On n’avait pas la blouse dans cette école, mais l’idée n’était pas bien loin quand même. Le geste d’apposer une marque distinctive sur le matériel scolaire standard tenait de la sortie de rang, de la rupture de ban, du clinamen. Aussi, les quelques éveillés qui avaient vu l’acte transgressif attendaient-ils avec une impatiente curiosité la réaction de la maîtresse... Point de réaction. Pourtant, c’était évident, ce poisson souriant qui pendait du bureau, suspendu par son scotch, elle ne pouvait pas ne pas l’avoir vu. La maîtresse avait donc décidé qu’il était acceptable ce poisson. Son silence légitimait l’individu, l’affirmation de soi, l’idiosyncrasie.

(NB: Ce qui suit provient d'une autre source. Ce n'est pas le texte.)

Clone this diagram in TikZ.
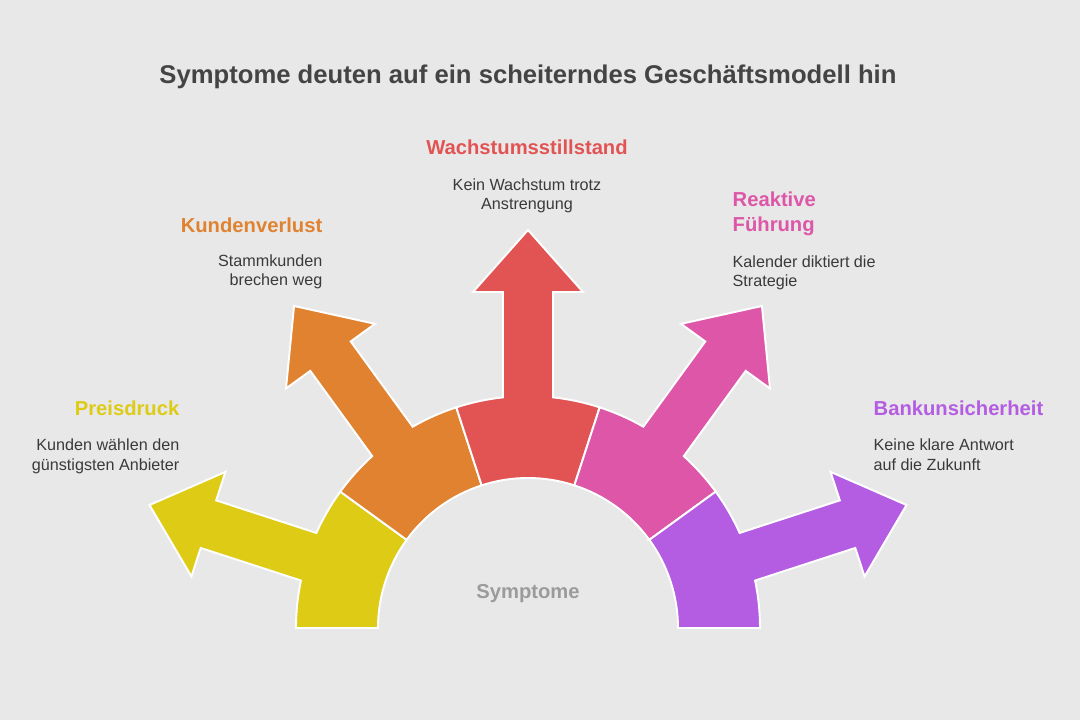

Soit. Alors on vit un autre poisson, sur un autre pupitre. Puis un troisième, peut-être le mien, et il se fit une distinction dans la classe entre deux groupes d’individus : les poissonnards et les autres, les peureux ou les conservateurs. Le poisson devint un sujet de choix à la récréation, et il s’agit très vite d’innover dans la représentation ichtyologique. Apparurent alors des poissons zébrés, à pois, de couleurs, grimaçants, souriants, pleurant, tirant la langue... Et bien sûr, chez les poissonards, qui avaient gagné à leur cause la plupart des peureux, il n’était pas question de se contenter d’un poisson ; chacun exposait sa pêche colorée ; la classe s’était transformée en marché aux poissons. Ou plutôt, comme une majorité d’élèves ne se consacrait plus désormais qu’aux seuls arts plastiques, quelle que soit l’activité que la maitresse semblait vouloir conduire, la classe était-elle devenue un aquarium ; nous nagions dans un bain de rébellion créative. Alors vint la réaction.

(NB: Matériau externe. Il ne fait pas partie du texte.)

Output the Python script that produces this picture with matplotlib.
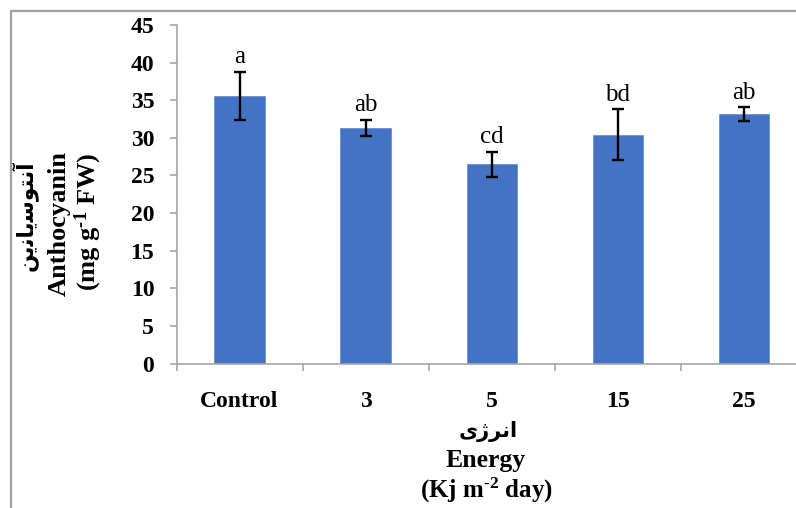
import matplotlib
matplotlib.use("Agg")
import matplotlib.pyplot as plt
from matplotlib.lines import Line2D

plt.rcParams['font.family'] = ['Liberation Serif', 'DejaVu Sans']
plt.rcParams['mathtext.fontset'] = 'custom'
plt.rcParams['mathtext.rm'] = 'Liberation Serif:bold'
plt.rcParams['mathtext.bf'] = 'Liberation Serif:bold'
plt.rcParams['mathtext.it'] = 'Liberation Serif:bold:italic'
plt.rcParams['mathtext.default'] = 'rm'

categories = ["Control", "3", "5", "15", "25"]
values = [35.6, 31.3, 26.5, 30.4, 33.2]
errors = [3.2, 1.1, 1.65, 3.4, 0.9]
letters = ["a", "ab", "cd", "bd", "ab"]
y_ticks = [0, 5, 10, 15, 20, 25, 30, 35, 40, 45]

# Persian labels (shaped presentation forms in visual order)
fa_ylabel = "\uFEE6\uFBFE\uFEE7\uFE8E\uFBFE\uFEB3\uFEEE\uFE98\uFEE7\uFE81"  # آنتوسیانین
fa_xlabel = "\uFBFC\uFB8A\uFEAE\uFEE7\uFE8D"  # انرژی

W, H = 796, 508
fig = plt.figure(figsize=(W / 100, H / 100), dpi=100)
ax = fig.add_axes([176.5 / W, (H - 363.5) / H, (807 - 176.5) / W, (363.5 - 25) / H])

x = list(range(len(categories)))
ax.bar(x, values, width=0.4, color="#4472C4", edgecolor="#6B8FD3", linewidth=0.6, zorder=2)
ax.errorbar(x, values, yerr=errors, fmt="none", ecolor="black", elinewidth=1.7,
            capsize=4.3, capthick=1.7, zorder=3)
for xi, v, e, lab in zip(x, values, errors, letters):
    ax.annotate(lab, (xi, v + e), xytext=(0, 6), textcoords="offset points",
                ha="center", va="baseline", fontsize=18, family="Liberation Serif")

ax.set_xlim(-0.5, len(categories) - 0.5)
ax.set_ylim(0, 45)
ax.set_yticks(y_ticks)
ax.set_yticklabels([str(t) for t in y_ticks], fontsize=17, fontweight="bold")
ax.set_xticks(x)
ax.set_xticklabels(categories, fontsize=17, fontweight="bold")
ax.set_xticks([i - 0.5 for i in range(len(categories) + 1)], minor=True)

for s in ["top", "right"]:
    ax.spines[s].set_visible(False)
for s in ["left", "bottom"]:
    ax.spines[s].set_color("#A6A6A6")
    ax.spines[s].set_linewidth(1.2)
ax.tick_params(axis="y", which="major", direction="out", length=5, width=1.2,
               color="#A6A6A6", pad=11)
ax.tick_params(axis="x", which="major", length=0, pad=20)
ax.tick_params(axis="x", which="minor", direction="out", length=5, width=1.2,
               color="#A6A6A6")

# y label (three rotated lines)
fig.text(24 / W, 1 - 216 / H, fa_ylabel, rotation=90, ha="center", va="center",
         fontsize=15.5, fontweight="bold", family=["DejaVu Sans"])
fig.text(59 / W, 1 - 224 / H, "Anthocyanin", rotation=90, ha="center", va="center",
         fontsize=19, fontweight="bold")
fig.text(88 / W, 1 - 222 / H, "(mg g$^{\u20101}$ FW)", rotation=90, ha="center", va="center",
         fontsize=19, fontweight="bold")

# x label (three lines)
fig.text(488 / W, 1 - 431 / H, fa_xlabel, ha="center", va="center",
         fontsize=15, fontweight="bold", family=["DejaVu Sans"])
fig.text(486 / W, 1 - 461 / H, "Energy", ha="center", va="center",
         fontsize=18.5, fontweight="bold")
fig.text(486 / W, 1 - 490 / H, "(Kj m$^{\u20102}$ day)", ha="center", va="center",
         fontsize=18, fontweight="bold")

# chart-area border (left and top visible)
fig.add_artist(Line2D([10.5 / W, 10.5 / W, 1.0], [0.0, 1 - 11 / H, 1 - 11 / H],
                      transform=fig.transFigure, color="#A0A0A0", linewidth=1.6))

fig.savefig("out.png", dpi=100)
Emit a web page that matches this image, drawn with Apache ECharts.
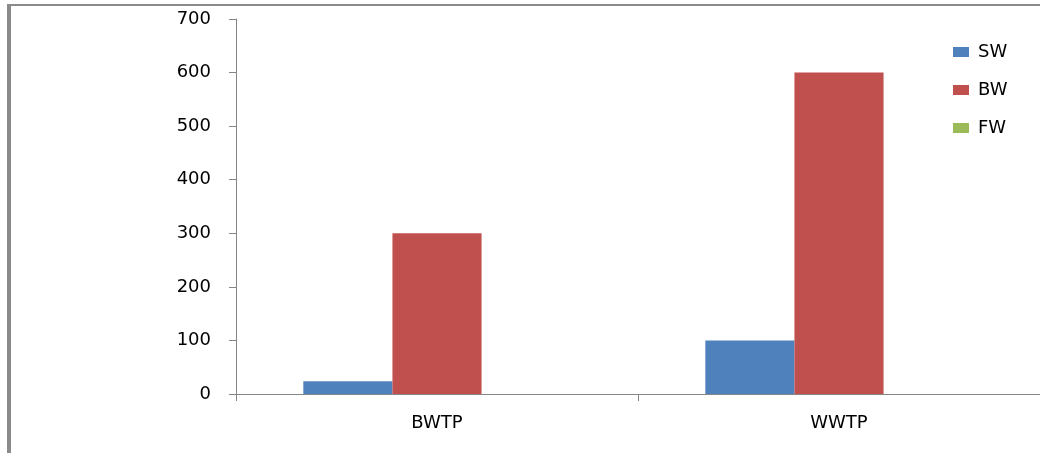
<!DOCTYPE html>
<html>
<head>
<meta charset="utf-8">
<script src="https://cdn.jsdelivr.net/npm/echarts@6/dist/echarts.min.js"></script>
<style>
html,body{margin:0;padding:0;background:#fff;}
#chart{width:1040px;height:453px;}
</style>
</head>
<body>
<div id="chart"></div>
<script>
const categories = ['BWTP', 'WWTP'];
const seriesNames = ['SW', 'BW', 'FW'];
const swValues = [24, 100];
const bwValues = [300, 600];
const fwValues = [0, 0];
const yTicks = { min: 0, max: 700, interval: 100 };

const colors = ['#4F81BD', '#C0504D', '#9BBB59'];
const font = 'DejaVu Sans';

const chart = echarts.init(document.getElementById('chart'));
const mk = (name, data, i) => ({
  name, type: 'bar', data, barGap: '0%', barCategoryGap: '33.5%',
  itemStyle: { color: colors[i] }, animation: false
});
chart.setOption({
  animation: false,
  grid: { left: 236, width: 812, top: 19, bottom: 59, containLabel: false },
  legend: {
    orient: 'vertical', left: 953, top: 43, padding: 0, itemWidth: 16, itemHeight: 10, itemGap: 20,
    data: seriesNames.map(n => ({ name: n, icon: 'rect' })),
    textStyle: { fontFamily: font, fontSize: 18, color: '#000', padding: [0, 0, 0, 4] }
  },
  xAxis: {
    type: 'category', data: categories,
    axisLine: { lineStyle: { color: '#868686', width: 1 } },
    axisTick: { show: true, length: 7, interval: 0, lineStyle: { color: '#868686' } },
    axisLabel: { fontFamily: font, fontSize: 18, color: '#000', margin: 20 },
    splitLine: { show: false }
  },
  yAxis: {
    type: 'value', min: yTicks.min, max: yTicks.max, interval: yTicks.interval,
    axisLine: { show: true, lineStyle: { color: '#868686', width: 1 } },
    axisTick: { show: true, length: 7, lineStyle: { color: '#868686' } },
    axisLabel: { fontFamily: font, fontSize: 18, color: '#000', margin: 25 },
    splitLine: { show: false }
  },
  graphic: [
    { type: 'rect', shape: { x: 7, y: 4, width: 1040, height: 2 }, style: { fill: '#8a8a8a' } },
    { type: 'rect', shape: { x: 7, y: 4, width: 4, height: 460 }, style: { fill: '#8a8a8a' } }
  ],
  series: [mk(seriesNames[0], swValues, 0), mk(seriesNames[1], bwValues, 1), mk(seriesNames[2], fwValues, 2)]
});
</script>
</body>
</html>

Des poissons furent signalés dans d’autres classes. La stratégie de la maîtresse qui avait misé sur le pourrissement du mouvement - lequel avait dû vaguement l’amuser aussi - était un échec. Alors un jour, après je ne sais plus quel facteur déclenchant, une dictée bâclée ou une séance de divisions calamiteuse, la maîtresse se fit générale et décréta la fin des activités distractives. Tous les poissons finirent froissés dans une corbeille tenue par un conservateur narquois. Le fait que la maîtresse ait délégué à un fayot de droite (pléonasme) la collecte des œuvres me semble indiquer que cette remise au pas sans doute nécessaire lui coûtait un peu. Du reste, il y eut une discussion sur la décoration des bureaux. Et la maîtresse dut fixer un cadre, quelque chose comme "une déco par personne réalisée pendant l’activité arts plas" (qui devait porter un autre nom à l’époque). Évidemment, cet espace de liberté encadrée ne pouvait convenir aux poissonards qui laissèrent du coup leur bureaux vierges de toute personnalisation, quand les giscardiens, les futurs buveurs de panachés et les filles - qui ont le gène petit ruban - ornaient leur poste de travail de diverses productions autorisées.

C’est ainsi que s’éteignit, dix ans après les "événements", la réplique de 68 à l’école Duruy. "S’éteignit" ? En ce qui me concerne, le feu n’a jamais cessé de couver, et je gage qu’aucun poissonard n’est aujourd’hui En Marche. Je ne serais pas étonné en revanche que l’initiateur du mouvement Poissons ait été un des premiers à se rendre sur un rond-point après avoir endossé un gilet de sécurité.